Reproduce the listing below exactly, minus its pictures.

-- START OF DATA EXTRACT --

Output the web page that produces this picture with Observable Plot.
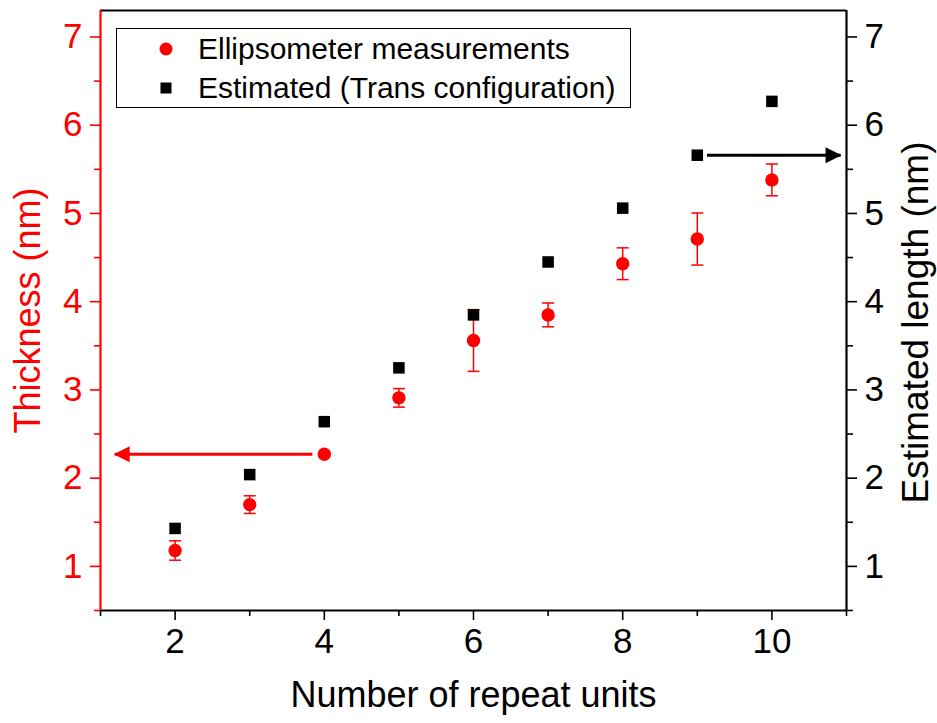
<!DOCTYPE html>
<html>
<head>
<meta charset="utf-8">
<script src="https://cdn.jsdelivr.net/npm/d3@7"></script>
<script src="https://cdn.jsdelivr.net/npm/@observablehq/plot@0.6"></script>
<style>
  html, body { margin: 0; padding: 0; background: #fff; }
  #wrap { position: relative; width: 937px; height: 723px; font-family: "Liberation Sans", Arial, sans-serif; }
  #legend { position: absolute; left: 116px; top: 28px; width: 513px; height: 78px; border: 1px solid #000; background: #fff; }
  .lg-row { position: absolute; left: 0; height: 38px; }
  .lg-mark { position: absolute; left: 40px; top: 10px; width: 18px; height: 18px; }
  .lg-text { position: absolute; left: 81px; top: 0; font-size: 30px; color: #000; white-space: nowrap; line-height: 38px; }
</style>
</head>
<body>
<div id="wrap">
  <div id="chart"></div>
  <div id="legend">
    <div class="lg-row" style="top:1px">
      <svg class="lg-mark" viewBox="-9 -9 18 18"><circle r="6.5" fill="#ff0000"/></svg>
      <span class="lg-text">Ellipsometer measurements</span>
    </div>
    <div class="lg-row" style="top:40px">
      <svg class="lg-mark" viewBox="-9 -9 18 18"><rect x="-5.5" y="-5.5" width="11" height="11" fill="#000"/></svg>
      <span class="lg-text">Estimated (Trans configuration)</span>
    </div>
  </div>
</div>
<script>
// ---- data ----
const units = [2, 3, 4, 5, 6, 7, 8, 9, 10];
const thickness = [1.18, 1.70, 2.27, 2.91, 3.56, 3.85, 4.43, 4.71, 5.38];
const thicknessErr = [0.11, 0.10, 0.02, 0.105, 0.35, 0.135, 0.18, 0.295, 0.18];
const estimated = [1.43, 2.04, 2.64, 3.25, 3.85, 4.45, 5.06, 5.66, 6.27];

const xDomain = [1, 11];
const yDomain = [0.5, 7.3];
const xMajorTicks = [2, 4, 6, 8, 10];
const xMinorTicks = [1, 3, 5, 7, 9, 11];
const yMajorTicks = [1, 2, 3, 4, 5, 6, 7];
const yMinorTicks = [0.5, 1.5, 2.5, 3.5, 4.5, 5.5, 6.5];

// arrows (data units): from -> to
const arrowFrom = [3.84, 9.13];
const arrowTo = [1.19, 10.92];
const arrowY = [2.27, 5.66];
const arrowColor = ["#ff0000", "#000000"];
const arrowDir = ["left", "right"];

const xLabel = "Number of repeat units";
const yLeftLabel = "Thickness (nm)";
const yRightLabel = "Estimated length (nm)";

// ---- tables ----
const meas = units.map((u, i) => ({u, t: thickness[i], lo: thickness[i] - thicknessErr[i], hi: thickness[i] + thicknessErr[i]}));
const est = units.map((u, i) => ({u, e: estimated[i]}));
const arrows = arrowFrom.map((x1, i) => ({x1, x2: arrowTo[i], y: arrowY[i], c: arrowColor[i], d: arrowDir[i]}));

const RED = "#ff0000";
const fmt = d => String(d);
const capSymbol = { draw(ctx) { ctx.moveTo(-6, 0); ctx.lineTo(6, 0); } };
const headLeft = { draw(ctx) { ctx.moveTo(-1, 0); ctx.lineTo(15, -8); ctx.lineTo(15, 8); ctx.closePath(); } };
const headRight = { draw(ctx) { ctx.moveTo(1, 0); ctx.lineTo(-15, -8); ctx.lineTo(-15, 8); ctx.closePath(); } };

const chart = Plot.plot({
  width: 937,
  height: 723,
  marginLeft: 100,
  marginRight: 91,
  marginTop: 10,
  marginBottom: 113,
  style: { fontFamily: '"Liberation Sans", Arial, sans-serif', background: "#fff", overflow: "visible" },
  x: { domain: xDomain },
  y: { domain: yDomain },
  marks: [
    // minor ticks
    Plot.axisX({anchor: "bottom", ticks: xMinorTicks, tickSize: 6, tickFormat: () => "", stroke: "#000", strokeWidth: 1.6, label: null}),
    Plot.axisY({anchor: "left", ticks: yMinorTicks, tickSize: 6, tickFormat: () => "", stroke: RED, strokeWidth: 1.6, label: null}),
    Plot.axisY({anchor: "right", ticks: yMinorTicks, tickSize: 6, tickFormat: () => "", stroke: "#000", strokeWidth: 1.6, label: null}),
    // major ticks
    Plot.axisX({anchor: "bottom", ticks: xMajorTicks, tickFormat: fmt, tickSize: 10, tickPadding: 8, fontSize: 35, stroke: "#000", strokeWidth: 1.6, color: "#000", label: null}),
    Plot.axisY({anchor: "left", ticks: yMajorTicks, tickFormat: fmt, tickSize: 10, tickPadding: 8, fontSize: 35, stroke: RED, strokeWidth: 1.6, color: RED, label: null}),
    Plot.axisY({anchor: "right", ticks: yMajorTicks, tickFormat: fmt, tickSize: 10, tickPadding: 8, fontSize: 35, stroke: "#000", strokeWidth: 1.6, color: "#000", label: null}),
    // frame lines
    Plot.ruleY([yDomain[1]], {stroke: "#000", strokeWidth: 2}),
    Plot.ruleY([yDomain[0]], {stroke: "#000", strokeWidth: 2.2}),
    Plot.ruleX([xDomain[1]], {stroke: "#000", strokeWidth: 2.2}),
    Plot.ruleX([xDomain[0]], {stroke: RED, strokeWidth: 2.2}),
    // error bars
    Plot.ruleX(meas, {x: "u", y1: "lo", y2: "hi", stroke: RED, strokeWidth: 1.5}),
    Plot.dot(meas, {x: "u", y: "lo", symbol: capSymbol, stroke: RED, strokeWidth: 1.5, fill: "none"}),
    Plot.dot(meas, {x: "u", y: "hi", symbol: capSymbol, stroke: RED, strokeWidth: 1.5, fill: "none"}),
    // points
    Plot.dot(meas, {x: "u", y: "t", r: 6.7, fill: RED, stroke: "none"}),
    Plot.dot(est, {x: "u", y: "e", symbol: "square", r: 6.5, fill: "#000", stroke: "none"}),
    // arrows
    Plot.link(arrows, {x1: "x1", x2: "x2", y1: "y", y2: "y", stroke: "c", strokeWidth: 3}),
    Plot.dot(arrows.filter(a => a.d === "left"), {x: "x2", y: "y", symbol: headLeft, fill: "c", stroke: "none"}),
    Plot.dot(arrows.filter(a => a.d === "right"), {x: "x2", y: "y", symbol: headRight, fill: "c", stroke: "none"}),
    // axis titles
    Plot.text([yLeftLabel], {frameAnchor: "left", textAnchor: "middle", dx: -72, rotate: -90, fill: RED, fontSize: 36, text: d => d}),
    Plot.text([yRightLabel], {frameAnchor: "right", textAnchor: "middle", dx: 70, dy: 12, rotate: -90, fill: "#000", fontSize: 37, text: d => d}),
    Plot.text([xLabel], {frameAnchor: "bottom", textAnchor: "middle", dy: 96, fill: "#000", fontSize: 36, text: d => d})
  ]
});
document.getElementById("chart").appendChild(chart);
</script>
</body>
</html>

-- END OF DATA EXTRACT --

**THE RESPONSE**
Output the web page that produces this picture with Observable Plot.
<!DOCTYPE html>
<html>
<head>
<meta charset="utf-8">
<script src="https://cdn.jsdelivr.net/npm/d3@7"></script>
<script src="https://cdn.jsdelivr.net/npm/@observablehq/plot@0.6"></script>
<style>
  html, body { margin: 0; padding: 0; background: #fff; }
  #wrap { position: relative; width: 937px; height: 723px; font-family: "Liberation Sans", Arial, sans-serif; }
  #legend { position: absolute; left: 116px; top: 28px; width: 513px; height: 78px; border: 1px solid #000; background: #fff; }
  .lg-row { position: absolute; left: 0; height: 38px; }
  .lg-mark { position: absolute; left: 40px; top: 10px; width: 18px; height: 18px; }
  .lg-text { position: absolute; left: 81px; top: 0; font-size: 30px; color: #000; white-space: nowrap; line-height: 38px; }
</style>
</head>
<body>
<div id="wrap">
  <div id="chart"></div>
  <div id="legend">
    <div class="lg-row" style="top:1px">
      <svg class="lg-mark" viewBox="-9 -9 18 18"><circle r="6.5" fill="#ff0000"/></svg>
      <span class="lg-text">Ellipsometer measurements</span>
    </div>
    <div class="lg-row" style="top:40px">
      <svg class="lg-mark" viewBox="-9 -9 18 18"><rect x="-5.5" y="-5.5" width="11" height="11" fill="#000"/></svg>
      <span class="lg-text">Estimated (Trans configuration)</span>
    </div>
  </div>
</div>
<script>
// ---- data ----
const units = [2, 3, 4, 5, 6, 7, 8, 9, 10];
const thickness = [1.18, 1.70, 2.27, 2.91, 3.56, 3.85, 4.43, 4.71, 5.38];
const thicknessErr = [0.11, 0.10, 0.02, 0.105, 0.35, 0.135, 0.18, 0.295, 0.18];
const estimated = [1.43, 2.04, 2.64, 3.25, 3.85, 4.45, 5.06, 5.66, 6.27];

const xDomain = [1, 11];
const yDomain = [0.5, 7.3];
const xMajorTicks = [2, 4, 6, 8, 10];
const xMinorTicks = [1, 3, 5, 7, 9, 11];
const yMajorTicks = [1, 2, 3, 4, 5, 6, 7];
const yMinorTicks = [0.5, 1.5, 2.5, 3.5, 4.5, 5.5, 6.5];

// arrows (data units): from -> to
const arrowFrom = [3.84, 9.13];
const arrowTo = [1.19, 10.92];
const arrowY = [2.27, 5.66];
const arrowColor = ["#ff0000", "#000000"];
const arrowDir = ["left", "right"];

const xLabel = "Number of repeat units";
const yLeftLabel = "Thickness (nm)";
const yRightLabel = "Estimated length (nm)";

// ---- tables ----
const meas = units.map((u, i) => ({u, t: thickness[i], lo: thickness[i] - thicknessErr[i], hi: thickness[i] + thicknessErr[i]}));
const est = units.map((u, i) => ({u, e: estimated[i]}));
const arrows = arrowFrom.map((x1, i) => ({x1, x2: arrowTo[i], y: arrowY[i], c: arrowColor[i], d: arrowDir[i]}));

const RED = "#ff0000";
const fmt = d => String(d);
const capSymbol = { draw(ctx) { ctx.moveTo(-6, 0); ctx.lineTo(6, 0); } };
const headLeft = { draw(ctx) { ctx.moveTo(-1, 0); ctx.lineTo(15, -8); ctx.lineTo(15, 8); ctx.closePath(); } };
const headRight = { draw(ctx) { ctx.moveTo(1, 0); ctx.lineTo(-15, -8); ctx.lineTo(-15, 8); ctx.closePath(); } };

const chart = Plot.plot({
  width: 937,
  height: 723,
  marginLeft: 100,
  marginRight: 91,
  marginTop: 10,
  marginBottom: 113,
  style: { fontFamily: '"Liberation Sans", Arial, sans-serif', background: "#fff", overflow: "visible" },
  x: { domain: xDomain },
  y: { domain: yDomain },
  marks: [
    // minor ticks
    Plot.axisX({anchor: "bottom", ticks: xMinorTicks, tickSize: 6, tickFormat: () => "", stroke: "#000", strokeWidth: 1.6, label: null}),
    Plot.axisY({anchor: "left", ticks: yMinorTicks, tickSize: 6, tickFormat: () => "", stroke: RED, strokeWidth: 1.6, label: null}),
    Plot.axisY({anchor: "right", ticks: yMinorTicks, tickSize: 6, tickFormat: () => "", stroke: "#000", strokeWidth: 1.6, label: null}),
    // major ticks
    Plot.axisX({anchor: "bottom", ticks: xMajorTicks, tickFormat: fmt, tickSize: 10, tickPadding: 8, fontSize: 35, stroke: "#000", strokeWidth: 1.6, color: "#000", label: null}),
    Plot.axisY({anchor: "left", ticks: yMajorTicks, tickFormat: fmt, tickSize: 10, tickPadding: 8, fontSize: 35, stroke: RED, strokeWidth: 1.6, color: RED, label: null}),
    Plot.axisY({anchor: "right", ticks: yMajorTicks, tickFormat: fmt, tickSize: 10, tickPadding: 8, fontSize: 35, stroke: "#000", strokeWidth: 1.6, color: "#000", label: null}),
    // frame lines
    Plot.ruleY([yDomain[1]], {stroke: "#000", strokeWidth: 2}),
    Plot.ruleY([yDomain[0]], {stroke: "#000", strokeWidth: 2.2}),
    Plot.ruleX([xDomain[1]], {stroke: "#000", strokeWidth: 2.2}),
    Plot.ruleX([xDomain[0]], {stroke: RED, strokeWidth: 2.2}),
    // error bars
    Plot.ruleX(meas, {x: "u", y1: "lo", y2: "hi", stroke: RED, strokeWidth: 1.5}),
    Plot.dot(meas, {x: "u", y: "lo", symbol: capSymbol, stroke: RED, strokeWidth: 1.5, fill: "none"}),
    Plot.dot(meas, {x: "u", y: "hi", symbol: capSymbol, stroke: RED, strokeWidth: 1.5, fill: "none"}),
    // points
    Plot.dot(meas, {x: "u", y: "t", r: 6.7, fill: RED, stroke: "none"}),
    Plot.dot(est, {x: "u", y: "e", symbol: "square", r: 6.5, fill: "#000", stroke: "none"}),
    // arrows
    Plot.link(arrows, {x1: "x1", x2: "x2", y1: "y", y2: "y", stroke: "c", strokeWidth: 3}),
    Plot.dot(arrows.filter(a => a.d === "left"), {x: "x2", y: "y", symbol: headLeft, fill: "c", stroke: "none"}),
    Plot.dot(arrows.filter(a => a.d === "right"), {x: "x2", y: "y", symbol: headRight, fill: "c", stroke: "none"}),
    // axis titles
    Plot.text([yLeftLabel], {frameAnchor: "left", textAnchor: "middle", dx: -72, rotate: -90, fill: RED, fontSize: 36, text: d => d}),
    Plot.text([yRightLabel], {frameAnchor: "right", textAnchor: "middle", dx: 70, dy: 12, rotate: -90, fill: "#000", fontSize: 37, text: d => d}),
    Plot.text([xLabel], {frameAnchor: "bottom", textAnchor: "middle", dy: 96, fill: "#000", fontSize: 36, text: d => d})
  ]
});
document.getElementById("chart").appendChild(chart);
</script>
</body>
</html>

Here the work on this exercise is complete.